:: STATED GOAL ::
Copy out the data below as written; omit any images.

:: RECORDED DATA ::

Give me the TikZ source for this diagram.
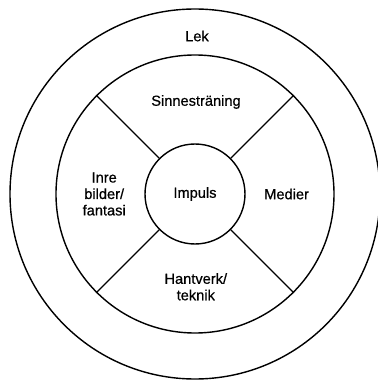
\documentclass[tikz,border=0pt]{standalone}
\usepackage{fontspec}
\setmainfont{Liberation Sans}
\newfontfamily\lblfont{Liberation Sans}[BoldFont=Liberation Sans, BoldFeatures={FakeBold=0.6}]
\begin{document}
\begin{tikzpicture}[line width=1pt,
  ring/.style={draw, circle, inner sep=0pt},
  lbl/.style={align=center, font=\lblfont\bfseries\fontsize{10.4}{11.7}\selectfont}]
\useasboundingbox (-4.875,-4.675) rectangle (4.575,4.85);
\node[ring, minimum size=9.25cm] (lek) at (0,0) {};
\node[ring, minimum size=6.95cm] (mitt) at (0,0) {};
\node[ring, minimum size=2.5cm, lbl] (impuls) at (0,0) {Impuls};
\draw (impuls.45) -- (mitt.45);
\draw (impuls.135) -- (mitt.135);
\draw (impuls.225) -- (mitt.225);
\draw (impuls.315) -- (mitt.315);
\node[lbl] (leklbl) at (0.05,3.95) {Lek};
\node[lbl] (sinne) at (0.025,2.3) {Sinnesträning};
\node[lbl] (medier) at (2.29,0) {Medier};
\node[lbl] (inre) at (-2.27,0) {Inre\\bilder/\\fantasi};
\node[lbl] (hantverk) at (0.02,-2.32) {Hantverk/\\teknik};
\end{tikzpicture}
\end{document}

:: ANSWER TO THE EXERCISE ::
Give me the TikZ source for this diagram.
\documentclass[tikz,border=0pt]{standalone}
\usepackage{fontspec}
\setmainfont{Liberation Sans}
\newfontfamily\lblfont{Liberation Sans}[BoldFont=Liberation Sans, BoldFeatures={FakeBold=0.6}]
\begin{document}
\begin{tikzpicture}[line width=1pt,
  ring/.style={draw, circle, inner sep=0pt},
  lbl/.style={align=center, font=\lblfont\bfseries\fontsize{10.4}{11.7}\selectfont}]
\useasboundingbox (-4.875,-4.675) rectangle (4.575,4.85);
\node[ring, minimum size=9.25cm] (lek) at (0,0) {};
\node[ring, minimum size=6.95cm] (mitt) at (0,0) {};
\node[ring, minimum size=2.5cm, lbl] (impuls) at (0,0) {Impuls};
\draw (impuls.45) -- (mitt.45);
\draw (impuls.135) -- (mitt.135);
\draw (impuls.225) -- (mitt.225);
\draw (impuls.315) -- (mitt.315);
\node[lbl] (leklbl) at (0.05,3.95) {Lek};
\node[lbl] (sinne) at (0.025,2.3) {Sinnesträning};
\node[lbl] (medier) at (2.29,0) {Medier};
\node[lbl] (inre) at (-2.27,0) {Inre\\bilder/\\fantasi};
\node[lbl] (hantverk) at (0.02,-2.32) {Hantverk/\\teknik};
\end{tikzpicture}
\end{document}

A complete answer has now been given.